Burke County Natural Land restoration
Update:
July 31, 2020: STPAL finalized a contract to plant an additional 70 acres with long leaf pine seedlings at Burke County Nature Preserve. The planting will occur in spring of 2021. This will be the third consecutive year of planting.
STPAL’s land holdings include many tracts that are undergoing environmental enhancement and restoration. One such tract is currently known as Burke County Natural Land. It is just south of Augusta, Georgia. The county seat of Burke County is the pretty town of Waynesboro.
This 354-acre tract consists of 95% old pasture and 5% wooded land and is generally bounded by small landowners and rural woodland/farmland tracts. The pasture is naturally succeeding to brush and tree saplings. The wooded areas are small clumps of mixed pine hardwood that was cutover prior to STPAL’s acquisition. The tract was originally a mix of longleaf pine on the sandier uplands, including some scrub oak and other hardwood. The lower, more moist areas would have been a hardwood and mixed pine hardwood forest. It is within the Fall Line Sand Hills, an important ecological region of Georgia. The Sand Hills are a narrow, rolling to hilly, highly dissected belt stretching across the state from Augusta to Columbus. The region is composed primarily of Cretaceous and Eocene marine sands and clays deposited over the crystalline and metamorphic rocks of the Piedmont. Soils are mostly excessively well drained and low in nutrients, although soils in some areas contain more loamy and clayey horizons. The driest sites have typical sandhill vegetation characterized by longleaf pine and turkey oak. Other areas have shortleaf-loblolly pine forests or mixed oak-pine forests.

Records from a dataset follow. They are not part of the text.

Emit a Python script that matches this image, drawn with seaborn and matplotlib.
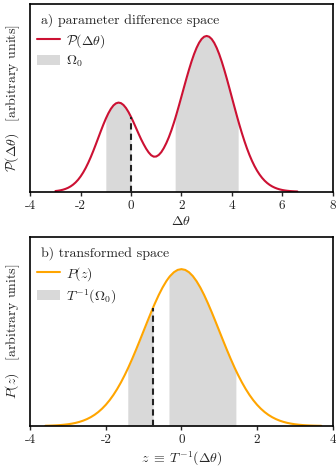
import matplotlib
matplotlib.use("Agg")
import matplotlib.pyplot as plt
import seaborn as sns

# panel a) density in parameter-difference space (arbitrary units, big peak = 100)
dtheta = [-3.0, -2.9, -2.8, -2.7, -2.6, -2.5, -2.4, -2.3, -2.2, -2.1,
          -2.0, -1.9, -1.8, -1.7, -1.6, -1.5, -1.4, -1.3, -1.2, -1.1,
          -1.0, -0.9, -0.8, -0.7, -0.6, -0.5, -0.4, -0.3, -0.2, -0.1,
          0.0, 0.1, 0.2, 0.3, 0.4, 0.5, 0.6, 0.7, 0.8, 0.9,
          1.0, 1.1, 1.2, 1.3, 1.4, 1.5, 1.6, 1.7, 1.75, 1.8, 1.9,
          2.0, 2.1, 2.2, 2.3, 2.4, 2.5, 2.6, 2.7, 2.8, 2.9,
          3.0, 3.1, 3.2, 3.3, 3.4, 3.5, 3.6, 3.7, 3.8, 3.9,
          4.0, 4.1, 4.2, 4.25, 4.3, 4.4, 4.5, 4.6, 4.7, 4.8, 4.9,
          5.0, 5.1, 5.2, 5.3, 5.4, 5.5, 5.6, 5.7, 5.8, 5.9,
          6.0, 6.1, 6.2, 6.3, 6.4, 6.5, 6.6]
p_dtheta = [0.43, 0.63, 0.91, 1.30, 1.82, 2.50, 3.40, 4.54, 5.96, 7.71,
            9.83, 12.33, 15.22, 18.51, 22.15, 26.10, 30.28, 34.58, 38.89, 43.05,
            46.92, 50.35, 53.20, 55.36, 56.71, 57.22, 56.87, 55.68, 53.73, 51.12,
            48.00, 44.52, 40.85, 37.18, 33.67, 30.49, 27.60, 25.20, 23.40, 22.50,
            22.60, 23.60, 25.40, 28.00, 31.20, 34.97, 39.35, 44.26, 46.87, 49.59, 55.24,
            61.08, 66.98, 72.80, 78.38, 83.61, 88.30, 92.34, 95.62, 98.02, 99.50,
            100.0, 99.50, 98.02, 95.60, 92.31, 88.25, 83.53, 78.26, 72.61, 66.69,
            60.65, 54.61, 48.68, 45.78, 42.96, 37.53, 32.47, 27.80, 23.58, 19.79, 16.45,
            13.53, 11.03, 8.89, 7.10, 5.61, 4.39, 3.40, 2.61, 1.98, 1.49,
            1.11, 0.82, 0.60, 0.43, 0.31, 0.22, 0.15]
omega0 = [(-1.0, 0.0), (1.75, 4.25)]
dtheta_mark = 0.0

# panel b) density in transformed space
z = [-3.6, -3.5, -3.4, -3.3, -3.2, -3.1, -3.0, -2.9, -2.8, -2.7,
     -2.6, -2.5, -2.4, -2.3, -2.2, -2.1, -2.0, -1.9, -1.8, -1.7,
     -1.6, -1.5, -1.42, -1.4, -1.3, -1.2, -1.1, -1.0, -0.9, -0.8, -0.75,
     -0.7, -0.6, -0.5, -0.4, -0.33, -0.3, -0.2, -0.1,
     0.0, 0.1, 0.2, 0.3, 0.4, 0.5, 0.6, 0.7, 0.8, 0.9,
     1.0, 1.1, 1.2, 1.3, 1.4, 1.44, 1.5, 1.6, 1.7, 1.8, 1.9,
     2.0, 2.1, 2.2, 2.3, 2.4, 2.5, 2.6, 2.7, 2.8, 2.9,
     3.0, 3.1, 3.2, 3.3, 3.4, 3.5, 3.6, 3.7]
p_z = [0.15, 0.22, 0.31, 0.43, 0.60, 0.82, 1.11, 1.49, 1.98, 2.61,
       3.40, 4.39, 5.61, 7.10, 8.89, 11.03, 13.53, 16.45, 19.79, 23.58,
       27.80, 32.47, 36.50, 37.53, 42.96, 48.68, 54.61, 60.65, 66.69, 72.61, 75.48,
       78.26, 83.53, 88.25, 92.31, 94.70, 95.60, 98.02, 99.50,
       100.0, 99.50, 98.02, 95.60, 92.31, 88.25, 83.53, 78.26, 72.61, 66.69,
       60.65, 54.61, 48.68, 42.96, 37.53, 35.46, 32.47, 27.80, 23.58, 19.79, 16.45,
       13.53, 11.03, 8.89, 7.10, 5.61, 4.39, 3.40, 2.61, 1.98, 1.49,
       1.11, 0.82, 0.60, 0.43, 0.31, 0.22, 0.15, 0.11]
t_omega0 = [(-1.42, -0.75), (-0.33, 1.44)]
z_mark = -0.75

sns.set_style("ticks")
plt.rcParams["font.family"] = "serif"
plt.rcParams["font.serif"] = ["cmr10"]
plt.rcParams["mathtext.fontset"] = "cm"
plt.rcParams["axes.unicode_minus"] = False
plt.rcParams["axes.formatter.use_mathtext"] = False

SHADE = "#d9d9d9"


def panel(ax, x, y, regions, mark, color, curve_lbl, region_lbl, title,
          xlim, xticks, xlabel, ylabel):
    sns.lineplot(x=x, y=y, ax=ax, color=color, lw=1.5, label=curve_lbl)
    for i, (lo, hi) in enumerate(regions):
        xs = [a for a in x if lo <= a <= hi]
        ys = [b for a, b in zip(x, y) if lo <= a <= hi]
        ax.fill_between(xs, 0, ys, color=SHADE, lw=0, zorder=1,
                        label=region_lbl if i == 0 else None)
    ax.vlines(mark, 0, y[x.index(mark)], colors="#222222",
              linestyles=(0, (3, 2)), lw=1.5, zorder=3)
    ax.set_xlim(*xlim)
    ax.set_ylim(0, 120.5)
    ax.set_xticks(xticks)
    ax.set_xticklabels([str(t) for t in xticks])
    ax.set_yticks([])
    ax.tick_params(axis="x", labelsize=9.5, length=3, width=1, pad=3)
    for s in ax.spines.values():
        s.set_linewidth(1.2)
        s.set_color("black")
    ax.set_xlabel(xlabel, fontsize=10, labelpad=2)
    ax.set_ylabel(ylabel, fontsize=10, labelpad=6)
    ax.text(0.037, 0.913, title, transform=ax.transAxes, fontsize=10,
            ha="left", va="center")
    ax.legend(loc="upper left", bbox_to_anchor=(0.021, 0.852), frameon=False,
              fontsize=10, handlelength=1.65, handleheight=0.75,
              borderpad=0, borderaxespad=0, labelspacing=0.32,
              handletextpad=0.45)


fig = plt.figure(figsize=(3.36, 4.73), dpi=100)
ax1 = fig.add_axes([0.090, 0.5947, 0.900, 0.3968])
ax2 = fig.add_axes([0.090, 0.0994, 0.900, 0.3996])

panel(ax1, dtheta, p_dtheta, omega0, dtheta_mark, "#cc1133",
      r"$\mathcal{P}(\Delta\theta)$", r"$\Omega_0$",
      "a) parameter difference space", (-4, 8), [-4, -2, 0, 2, 4, 6, 8],
      r"$\Delta\theta$", r"$\mathcal{P}(\Delta\theta)\quad$[arbitrary units]")

panel(ax2, z, p_z, t_omega0, z_mark, "#ffa500",
      r"$P(z)$", r"$T^{-1}(\Omega_0)$",
      "b) transformed space", (-4, 4), [-4, -2, 0, 2, 4],
      r"$z\;\equiv\;T^{-1}(\Delta\theta)$", r"$P(z)\quad$[arbitrary units]")

fig.savefig("out.png", dpi=100)
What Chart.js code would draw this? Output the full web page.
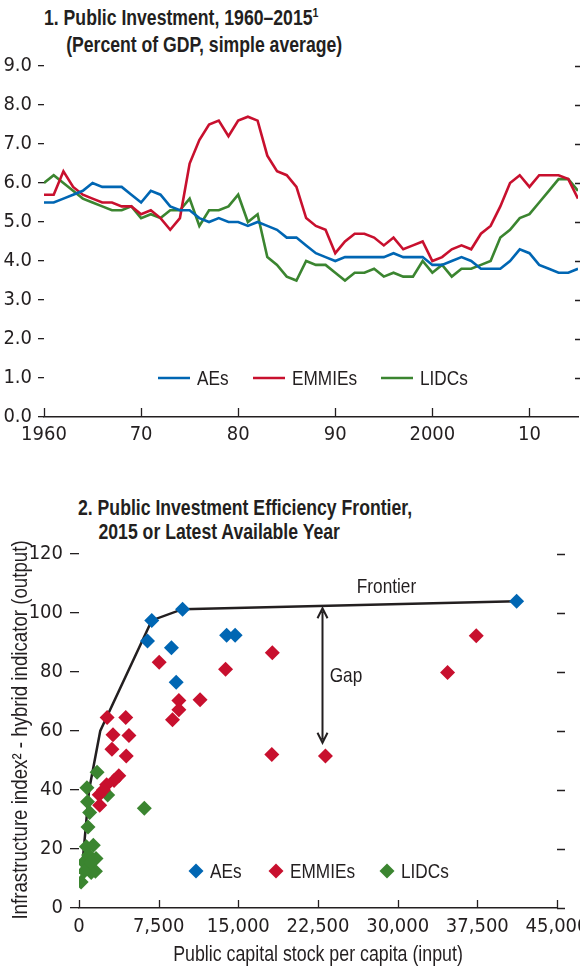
<!DOCTYPE html>
<html>
<head>
<meta charset="utf-8">
<script src="https://cdn.jsdelivr.net/npm/chart.js@4.4.1/dist/chart.umd.min.js"></script>
<style>
  body { margin: 0; width: 580px; height: 969px; overflow: hidden; background: #fff;
         font-family: 'Liberation Sans', Arial, sans-serif; color: #231f20; }
  .title { position: absolute; font-weight: bold; font-size: 21.5px; line-height: 24px; white-space: nowrap;
           transform: scaleX(0.82); transform-origin: 0 0; }
  .title .sup { font-size: 13px; position: relative; top: -8px; }
  #box1 { position: absolute; left: 0; top: 45px; width: 580px; height: 415px; }
  #box2 { position: absolute; left: 0; top: 530px; width: 610px; height: 439px; }
</style>
</head>
<body>
<div class="title" style="left:44px; top:6px;">1. Public Investment, 1960–2015<span class="sup">1</span><br><span style="padding-left:27px">(Percent of GDP, simple average)</span></div>
<div class="title" style="left:78px; top:496px;">2. Public Investment Efficiency Frontier,<br><span style="padding-left:25px">2015 or Latest Available Year</span></div>
<div id="box1"><canvas id="investChart"></canvas></div>
<div id="box2"><canvas id="frontierChart"></canvas></div>

<script>
// ---- panel 1: public investment, percent of GDP ----
const years = Array.from({ length: 56 }, (_, i) => 1960 + i);
const aesInvestment = [
  5.5, 5.5, 5.6, 5.7, 5.8, 6.0, 5.9, 5.9, 5.9, 5.7,
  5.5, 5.8, 5.7, 5.4, 5.3, 5.3, 5.1, 5.0, 5.1, 5.0,
  5.0, 4.9, 5.0, 4.9, 4.8, 4.6, 4.6, 4.4, 4.2, 4.1,
  4.0, 4.1, 4.1, 4.1, 4.1, 4.1, 4.2, 4.1, 4.1, 4.1,
  3.9, 3.9, 4.0, 4.1, 4.0, 3.8, 3.8, 3.8, 4.0, 4.3,
  4.2, 3.9, 3.8, 3.7, 3.7, 3.8
];
const emmiesInvestment = [
  5.7, 5.7, 6.3, 5.9, 5.7, 5.6, 5.5, 5.5, 5.4, 5.4,
  5.2, 5.3, 5.1, 4.8, 5.1, 6.5, 7.1, 7.5, 7.6, 7.2,
  7.6, 7.7, 7.6, 6.7, 6.3, 6.2, 5.9, 5.1, 4.9, 4.8,
  4.2, 4.5, 4.7, 4.7, 4.6, 4.4, 4.6, 4.3, 4.4, 4.5,
  4.0, 4.1, 4.3, 4.4, 4.3, 4.7, 4.9, 5.4, 6.0, 6.2,
  5.9, 6.2, 6.2, 6.2, 6.1, 5.6
];
const lidcsInvestment = [
  6.0, 6.2, 6.0, 5.8, 5.6, 5.5, 5.4, 5.3, 5.3, 5.4,
  5.1, 5.2, 5.1, 5.3, 5.3, 5.6, 4.9, 5.3, 5.3, 5.4,
  5.7, 5.0, 5.2, 4.1, 3.9, 3.6, 3.5, 4.0, 3.9, 3.9,
  3.7, 3.5, 3.7, 3.7, 3.8, 3.6, 3.7, 3.6, 3.6, 4.0,
  3.7, 3.9, 3.6, 3.8, 3.8, 3.9, 4.0, 4.6, 4.8, 5.1,
  5.2, 5.5, 5.8, 6.1, 6.1, 5.8
];
const yearTicks = [1960, 1970, 1980, 1990, 2000, 2010];
const yearTickLabels = ['1960', '70', '80', '90', '2000', '10'];
const pctTicks = [0, 1, 2, 3, 4, 5, 6, 7, 8, 9];

// ---- panel 2: efficiency frontier ----
const aesStock = [6850, 6450, 9750, 8700, 9150, 13900, 14700, 41200];
const aesIndex = [97.5, 90.5, 101.3, 88.2, 76.5, 92.5, 92.5, 104];
const emmiesStock = [2650, 4400, 3200, 4700, 3100, 4450, 3750, 3300, 2600, 1900, 1950, 2300,
  7550, 13800, 18200, 11400, 9400, 9400, 8800, 37400, 34700, 23200, 18150];
const emmiesIndex = [64.6, 64.6, 58.7, 58.5, 53.8, 51.5, 44.8, 43.2, 41.8, 38.4, 34.8, 40,
  83.3, 80.9, 86.5, 70.6, 70.3, 67.2, 63.8, 92.3, 79.8, 51.5, 52];
const lidcsStock = [1700, 750, 800, 2700, 1000, 850, 6150, 700, 1350, 450, 1600, 900, 800, 1550, 200, 1150, 500, 1100];
const lidcsIndex = [46, 40.8, 36, 38.3, 32.4, 27.5, 33.8, 20.8, 21.3, 15.5, 16.8, 18, 13.4, 12.5, 8.8, 12, 12.5, 15.5];
const frontierStock = [250, 950, 2000, 6850, 9750, 41200];
const frontierIndex = [12, 40, 60, 97.5, 101.3, 104];
const stockTicks = [0, 7500, 15000, 22500, 30000, 37500, 45000];
const indexTicks = [0, 20, 40, 60, 80, 100, 120];
// gap annotation (data units)
const gapStock = 22850, gapTop = 101.6, gapBottom = 56;

const INK = '#231f20';
const BLUE = '#0066b3';
const RED = '#c8102e';
const GREEN = '#3b8530';
const TICK_FONT = "'DejaVu Sans Condensed', 'Liberation Sans', sans-serif";
const TEXT_FONT = "'Liberation Sans', Arial, sans-serif";

Chart.defaults.font.family = TICK_FONT;
Chart.defaults.font.size = 20;
Chart.defaults.color = INK;

const zip = (xs, ys) => xs.map((x, i) => ({ x: x, y: ys[i] }));

// Arial squeezed to look like the narrow face of the original
function narrowText(ctx, text, x, y, align, rotate, size) {
  ctx.save();
  ctx.translate(x, y);
  if (rotate) ctx.rotate(-Math.PI / 2);
  ctx.scale(0.82, 1);
  ctx.font = (size || 21) + 'px ' + TEXT_FONT;
  ctx.fillStyle = INK;
  ctx.textAlign = align;
  ctx.textBaseline = 'middle';
  ctx.fillText(text, 0, 0);
  ctx.restore();
}

// upward ticks on the x axis, short dashes on the right edge
const axisMarks = {
  id: 'axisMarks',
  afterDraw(chart, args, opts) {
    const { ctx, chartArea: a, scales: { x, y } } = chart;
    ctx.save();
    ctx.strokeStyle = INK;
    ctx.lineWidth = 1.3;
    ctx.beginPath();
    x.ticks.forEach(t => {
      const px = Math.round(x.getPixelForValue(t.value)) + 0.5;
      ctx.moveTo(px, a.bottom);
      ctx.lineTo(px, a.bottom - opts.up);
    });
    y.ticks.forEach(t => {
      if (t.value === 0 && opts.skipZero) return;
      const py = Math.round(y.getPixelForValue(t.value)) + 0.5;
      ctx.moveTo(a.right + opts.rightFrom, py);
      ctx.lineTo(a.right + opts.rightTo, py);
    });
    ctx.stroke();
    ctx.restore();
    (opts.titles || []).forEach(t => narrowText(ctx, t.text, t.x, t.y, 'center', t.rotate, t.size));
  }
};

// legend drawn inside the plot
const innerLegend = {
  id: 'innerLegend',
  afterDraw(chart, args, opts) {
    const ctx = chart.ctx;
    opts.items.forEach(it => {
      ctx.save();
      if (opts.kind === 'line') {
        ctx.strokeStyle = it.color;
        ctx.lineWidth = 2.5;
        ctx.beginPath();
        ctx.moveTo(it.x, opts.y);
        ctx.lineTo(it.x + 32, opts.y);
        ctx.stroke();
        narrowText(ctx, it.label, it.x + 39, opts.y + 1, 'left');
      } else {
        ctx.fillStyle = it.color;
        ctx.beginPath();
        ctx.moveTo(it.x, opts.y - 7.5);
        ctx.lineTo(it.x + 7.5, opts.y);
        ctx.lineTo(it.x, opts.y + 7.5);
        ctx.lineTo(it.x - 7.5, opts.y);
        ctx.closePath();
        ctx.fill();
        narrowText(ctx, it.label, it.x + 14, opts.y + 1, 'left');
      }
      ctx.restore();
    });
  }
};

// "Frontier" label and the double arrow for the gap
const gapNote = {
  id: 'gapNote',
  afterDatasetsDraw(chart) {
    const { ctx, scales: { x, y } } = chart;
    const px = Math.round(x.getPixelForValue(gapStock)) + 0.5;
    const top = y.getPixelForValue(gapTop);
    const bot = y.getPixelForValue(gapBottom);
    ctx.save();
    ctx.strokeStyle = INK;
    ctx.lineWidth = 2;
    ctx.beginPath();
    ctx.moveTo(px, top + 3);
    ctx.lineTo(px, bot - 3);
    ctx.moveTo(px - 5, top + 10); ctx.lineTo(px, top); ctx.lineTo(px + 5, top + 10);
    ctx.moveTo(px - 5, bot - 10); ctx.lineTo(px, bot); ctx.lineTo(px + 5, bot - 10);
    ctx.stroke();
    ctx.restore();
    narrowText(ctx, 'Frontier', x.getPixelForValue(28950), y.getPixelForValue(108.8), 'center');
    narrowText(ctx, 'Gap', x.getPixelForValue(23600), y.getPixelForValue(78.6), 'left');
  }
};

document.addEventListener('DOMContentLoaded', function () {
  drawInvestment();
  drawFrontier();
});

function drawInvestment() {
  const ctx = document.getElementById('investChart').getContext('2d');
  const lineSet = (label, values, color) => ({
    label: label,
    data: zip(years, values),
    borderColor: color,
    backgroundColor: color,
    borderWidth: 2.6,
    pointRadius: 0,
    tension: 0
  });
  new Chart(ctx, {
    type: 'line',
    data: {
      datasets: [
        lineSet('AEs', aesInvestment, BLUE),
        lineSet('EMMIEs', emmiesInvestment, RED),
        lineSet('LIDCs', lidcsInvestment, GREEN)
      ]
    },
    options: {
      responsive: true,
      maintainAspectRatio: false,
      animation: false,
      layout: { padding: { top: 21, right: 2, left: 0, bottom: 0 } },
      plugins: {
        legend: { display: false },
        tooltip: { enabled: false },
        axisMarks: { up: 9, rightFrom: -3, rightTo: 4, skipZero: true },
        innerLegend: {
          kind: 'line', y: 333,
          items: [
            { label: 'AEs', color: BLUE, x: 158 },
            { label: 'EMMIEs', color: RED, x: 253 },
            { label: 'LIDCs', color: GREEN, x: 381 }
          ]
        }
      },
      scales: {
        x: {
          type: 'linear',
          min: 1960,
          max: 2015,
          afterBuildTicks: s => { s.ticks = yearTicks.map(v => ({ value: v })); },
          afterFit: s => { s.height = 43; },
          ticks: {
            padding: 6,
            maxRotation: 0,
            callback: v => yearTickLabels[yearTicks.indexOf(v)]
          },
          grid: { display: false, drawTicks: false },
          border: { display: true, color: INK, width: 1.5 }
        },
        y: {
          min: 0,
          max: 9,
          afterBuildTicks: s => { s.ticks = pctTicks.map(v => ({ value: v })); },
          afterFit: s => { s.width = 44; },
          ticks: { padding: 6, callback: v => v.toFixed(1) },
          grid: { drawOnChartArea: false, drawTicks: true, tickLength: 6, color: INK, lineWidth: 1.3 },
          border: { display: false }
        }
      }
    },
    plugins: [axisMarks, innerLegend]
  });
}

function drawFrontier() {
  const ctx = document.getElementById('frontierChart').getContext('2d');
  const dots = (label, xs, ys, color) => ({
    label: label,
    data: zip(xs, ys),
    backgroundColor: color,
    borderWidth: 0,
    pointStyle: 'rectRot',
    pointRadius: 7.5,
    pointHoverRadius: 7.5
  });
  new Chart(ctx, {
    type: 'scatter',
    data: {
      datasets: [
        dots('AEs', aesStock, aesIndex, BLUE),
        dots('EMMIEs', emmiesStock, emmiesIndex, RED),
        dots('LIDCs', lidcsStock, lidcsIndex, GREEN),
        {
          label: 'Frontier',
          data: zip(frontierStock, frontierIndex),
          showLine: true,
          borderColor: INK,
          borderWidth: 2.5,
          pointRadius: 0,
          tension: 0,
          order: 10
        }
      ]
    },
    options: {
      responsive: true,
      maintainAspectRatio: false,
      animation: false,
      layout: { padding: { top: 24, right: 53, left: 0, bottom: 0 } },
      plugins: {
        legend: { display: false },
        tooltip: { enabled: false },
        axisMarks: {
          up: 8, rightFrom: 0, rightTo: 8, skipZero: false,
          titles: [
            { text: 'Public capital stock per capita (input)', x: 318, y: 425, size: 21.7 },
            { text: 'Infrastructure index² - hybrid indicator (output)', x: 21, y: 200, rotate: true, size: 22.8 }
          ]
        },
        innerLegend: {
          kind: 'diamond', y: 341,
          items: [
            { label: 'AEs', color: BLUE, x: 196 },
            { label: 'EMMIEs', color: RED, x: 276 },
            { label: 'LIDCs', color: GREEN, x: 387 }
          ]
        }
      },
      scales: {
        x: {
          type: 'linear',
          min: 0,
          max: 45000,
          afterBuildTicks: s => { s.ticks = stockTicks.map(v => ({ value: v })); },
          afterFit: s => { s.height = 61; },
          ticks: { padding: 7, maxRotation: 0, callback: v => v.toLocaleString('en-US') },
          grid: { display: false, drawTicks: false },
          border: { display: true, color: INK, width: 1.5 }
        },
        y: {
          min: 0,
          max: 120,
          afterBuildTicks: s => { s.ticks = indexTicks.map(v => ({ value: v })); },
          afterFit: s => { s.width = 79; },
          ticks: { padding: 7, callback: v => String(v) },
          grid: { drawOnChartArea: false, drawTicks: true, tickLength: 9, color: INK, lineWidth: 1.3 },
          border: { display: false }
        }
      }
    },
    plugins: [axisMarks, innerLegend, gapNote]
  });
}
</script>
</body>
</html>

The land was almost certainly put into cotton production after the native long leaf pines were harvested. It was largely neglected for many years prior to STPAL’s acquisition in 2016. The neglect allowed kudzu, Bermuda grass, Japanese honeysuckle, Callery or Bradford pear, Chinese privet, chinaberry, crabgrass, bahia grass, and other non-native plants to proliferate.
In considering STPAL’s land holdings it was likely the least beneficial to wildlife and people. It was certainly the least attractive. So STPAL prioritized it for an intensive rehabilitation process with the goal to maximize its value as conservation land and then open it up for no cost recreational and educational public usage. It is currently available for public small game hunting via the Georgia Department of Natural Resources VPA program.
In 2018 the STPAL Board made the hard decision to utilize chemical spraying to aggressively clear 60 acres of well-established invasive plants. The vote was not unanimous. But the primary aspect that motivated the action was that the one-time spraying would allow for a dramatic transformation that over time should outweigh any harm done by the chemicals. There was careful consideration of the chemicals, the application process, and the area sprayed (i.e. not near any water). The Georgia Forestry Commission was hired to cut a grid of fire breaks to allow for future ground cover control to be done via controlled burning.
In March of 2019 54 acres were hand planted with long leaf pine seedlings. Once the seedlings emerge from the bush stage (3-5 years) appropriate native ground cover will be established. The general plan going forward is to plant two additional +/- 50-acre sections in long leaf pine with a gap year between each planting. The long leaf seedlings are planted at a density that should yield a sustainable natural density. There is a failure rate for the seedlings of 10-35% which should create a randomness to the forest’s density. Native appropriate plants will be added to the open spaces. There are no plans to ever do any commercial harvesting of the long leaf pines. The areas not planted with long leaf pines will be transitioned into other typical native habitats with areas such as mixed pine & hardwood stands, grasslands, and transition areas. The goal is to return the tract to its presumed native state. It may take 75-100 years to achieve, but it should be worth the wait.
As the site develops it will be improved as habitat for wildlife such as white-tailed deer, raccoon, opossum, parula warbler, gray squirrel, hooded warbler, tufted titmice, northern bobwhite, cardinal, nuthatch, blue jays, field sparrow, yellow-breasted chat, several woodpecker species, northern mockingbird, green frog, southern toad, bobcat, gray fox, fox squirrel, wood rat, vole, and shrew. A variety of native reptiles and amphibians are likely including various non-venomous water snakes, black rat snake, copperhead snake, canebrake rattlesnake, green tree frog, fence lizard, and green anole.
Rare and endangered plant species could likely include Caroline pink, Georgia aster, sandhill rosemary, hooded pitcher plant, pink lady slipper, and sandhill milkvetch. Rare and endangered wildlife could likely include Bachmann’s sparrow, Southeastern pocket gopher, painted bunting, and southern hog-nose snake. There should be neotropical migrants like the gray catbird, yellow-breasted chat, field sparrow, loggerhead shrike, and prairie warbler.
To date STPAL has about $30,000 invested in the restoration process and pays about $6,000 in annual property taxes for this site.